You would need $21 million to attack Bitcoin for a day

The Bitcoin blockchain is strongly protected against attack. Other blockchains, not so much.

By Daniel Phillips

2 min read

It now costs just north of $21 million per day to sustain a 51% attack on the Bitcoin network for a whole day, according to data from Messari Pro. As it stands, this cost makes Bitcoin almost eight times more expensive to attack than Ethereum, which would set you back almost $2.7 million to attack for a whole day.

In brief, a 51% attack—also known as a majority attack—is arguably one of the biggest threats to many blockchains, since it sees a group of miners, or a single nefarious entity secure more than half of a network's hash rate in order to gain control over the associated proof-of-work (POW) blockchain.

In order to attack Bitcoin, you would need to get enough mining machines to control half the Bitcoin hash rate. And that means matching the hash rate that's already there.

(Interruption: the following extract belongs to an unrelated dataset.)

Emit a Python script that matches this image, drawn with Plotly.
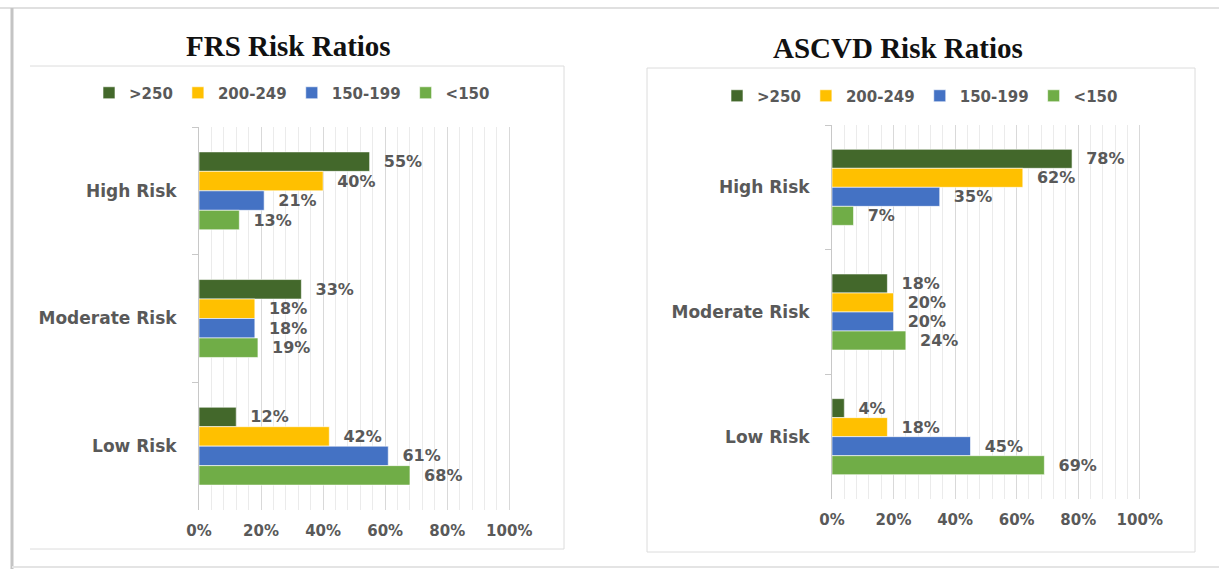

Messari estimates the cost of an attack based on how much it would cost to rent this much hash power on NiceHash, a crypto mining marketplace.

Comparatively, an attacker can gain control over the Bitcoin Cash, Bitcoin SV, Litecoin blockchains for well under $1 million each, whereas the Ethereum Classic blockchain could be subverted (again) for just $326,000 at current rates.

If successfully executed and sustained for long enough, a 51% attack could allow a bad entity to selectively block new transactions, reverse recent transactions, and potentially even perform a blockchain reorg—rewriting previously confirmed blocks and causing a temporary chain split. However, it has been argued that the costs involved with securing enough mining power for long enough to accomplish a 51% attack on a well-protected blockchain makes most major POW coins safe from such attacks.

Nonetheless, several less prominent blockchains have been subjected to such an attack in the past, including Bitcoin Gold, Verge, and Vertcoin—all because they lacked sufficient hashrate to make it cost-prohibitive to do so. But at $21 million a pop, someone would need to be pretty motivated to take Bitcoin down.